A high-level congressional group widely respected in Japan said yesterday that that "the unrelenting Japanese auto export drive" has cost that country the good will of many previous supporters of an open trading system.

Rep. James R. Jones (D-Okla.), chairman of a House Ways and Means Committee task force on trade, said in a report that Japanese penetration of the American auto market (now 21.5 percent) is causing enormous economic and political anguish" that could lead to formal quotas.

Bluntly, the report labeled Japan protectionist on autos, and added that the current overall relationship on trade, in which the United States exports mostly raw materials and imports manufactured goods, is unacceptable.

"The data seem to indicate that (air-craft excluded), we are . . . Japan's plantation -- haulers of wood and growers of crops, in exchange for high-technology, value-added products," the Jones group declared.

It acknowledged that from an economic point of view a bilateral trade deficit should be of little concern so long as a nation's worldwide current account (goods and services) is in rough balance.

But the committee said this economic truth "is a political falsity" because congressmen up for re-election must pay attention to a trade deficit of the magnitude experienced with Japan. According to the report, the cumulative U.S. trade deficit with Japan has run to $47 billion over the past decade, "with no end in sight."

The United Auto Workers and some American companies have proposed resolving the auto problem by imposing quotas on Japanese imports in a petition for relief to the International Trade Commission.

Release of the Jones committee report follows a mission to Japan earlier this year and comes before a new set of hearings on trade issues and on Japanese industrial management techniques.

The report urged Japanese companies to exercise voluntary restraints on their exports here. It also renewed a suggestion that Japanese companies invest in job-producing facilities in the United States.

The report sharply criticized both Toyota Motor Co. and Nissan Motor Co. (which produces Datsuns) for putting off firm decisions on investments here.

"The result has been an enormous loss of goodwill for Toyota and Nissan and, more seriously, a major deterioration in United States-Japan trade relations," the report added.

The report said that "as friends of Japan and of trade, we regret that we have to say, 'We told you so.' We hope that our future recommendations and advice will be considered more seriously as advice from friends seeking to avoid conflicts."

Earlier reports by the Jones task force have had a wide circulation among government and business officials in Japan who welcomed their restrained analysis at a time when protectionist fever was rising in the United States.

Apart from autos, which the task force described as "the hottest issue," the report gave Japan good marks for becoming "generally an open trading nation."

And over the long term, the report bluntly laid the blame for the large bilateral U.S. trade deficit with Japan more on "domestic, American structural problems of competitiveness and quality" than on Japanese import barriers.

"It may be that the most important action we can take to compete with Japan is outside the realm of government action, and lies strictly with improved management by American businessmen which an result in major improvements in the quality of production and the morale of workers," the report said.
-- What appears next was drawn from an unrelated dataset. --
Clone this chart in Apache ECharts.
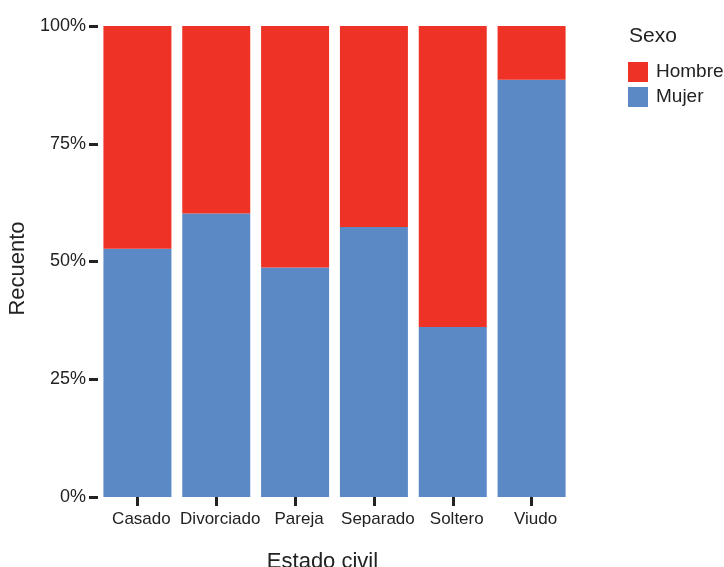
<!DOCTYPE html>
<html><head><meta charset="utf-8">
<script src="https://cdn.jsdelivr.net/npm/echarts@6/dist/echarts.min.js"></script>
<style>html,body{margin:0;padding:0;background:#fff}#c{width:724px;height:567px}</style>
</head><body><div id="c"></div>
<script>
const categories = ['Casado','Divorciado','Pareja','Separado','Soltero','Viudo'];
const mujer = [52.7, 60.2, 48.7, 57.3, 36.1, 88.6];
const hombre = [47.3, 39.8, 51.3, 42.7, 63.9, 11.4];
const yTicks = [0, 25, 50, 75, 100];

const chart = echarts.init(document.getElementById('c'));
const font = 'Liberation Sans, Arial, Helvetica, sans-serif';
const txt = '#222';
chart.setOption({
  animation: false,
  textStyle: {fontFamily: font},
  title: {text: 'Sexo', left: 624, top: 21, textStyle: {fontFamily: font, fontSize: 21, fontWeight: 'normal', color: txt}},
  legend: {
    data: ['Hombre','Mujer'], orient: 'vertical', left: 623, top: 57,
    itemWidth: 20, itemHeight: 20, itemGap: 5, icon: 'rect',
    textStyle: {fontFamily: font, fontSize: 19, color: txt, padding: [0,0,0,3]}
  },
  grid: {left: 98, top: 26, width: 473, height: 471, containLabel: false, outerBoundsMode: 'none'},
  xAxis: {
    type: 'category', data: categories,
    name: 'Estado civil', nameLocation: 'middle', nameGap: 54,
    nameTextStyle: {fontFamily: font, fontSize: 22, color: txt, padding: [0,24,0,0]},
    axisLine: {show: false},
    axisTick: {show: true, alignWithLabel: true, length: 9, lineStyle: {color: '#222', width: 3}},
    axisLabel: {fontFamily: font, fontSize: 17, color: txt, margin: 14, interval: 0, padding: [0,0,0,8]}
  },
  yAxis: {
    type: 'value', min: 0, max: 100, interval: 25,
    name: 'Recuento', nameLocation: 'middle', nameGap: 62,
    nameTextStyle: {fontFamily: font, fontSize: 22, color: txt, padding: [0,14,0,0]},
    axisLine: {show: false},
    splitLine: {show: false},
    axisTick: {show: true, length: 9, lineStyle: {color: '#222', width: 3}},
    axisLabel: {fontFamily: font, fontSize: 18, color: txt, margin: 12,
      formatter: v => yTicks.includes(v) ? v + '%' : ''}
  },
  series: [
    {name: 'Mujer', type: 'bar', stack: 's', data: mujer, barWidth: 68, itemStyle: {color: '#5B89C6'}},
    {name: 'Hombre', type: 'bar', stack: 's', data: hombre, barWidth: 68, itemStyle: {color: '#EE3326'}}
  ]
});
</script></body></html>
Japanese firms operating in the United States have been able to make a better-quality product than they make in Japan, according to the report. It cited the experience of the Sony management in San Diego, which said it ran for 200 days without a major television set defect compared with a record of only 100 days in Japanese plants.

On the import side, the report said that there had been a great deal of liberalization by Japanese officials except in the areas of agriculture and high-technology items. If barriers in those fields were eliminated, the U.S. trade deficit ($8.6 billion last year) could be trimmed by about $2 billion, according to the committee's estimate.

At the same time, the report recognized "some of the very legitimate reasons for Japan's export-consciousness and insecurities regarding sources of supply."

It suggested that Japan's export drive could be tempered by treaties guaranteeing Japan access to certain raw materials, plus redoubled joint U.S.-Japan efforts "to break the yoke of OPEC [the Organization of Petroleum Exporting Countries] and lead the world into the postpetroleum age."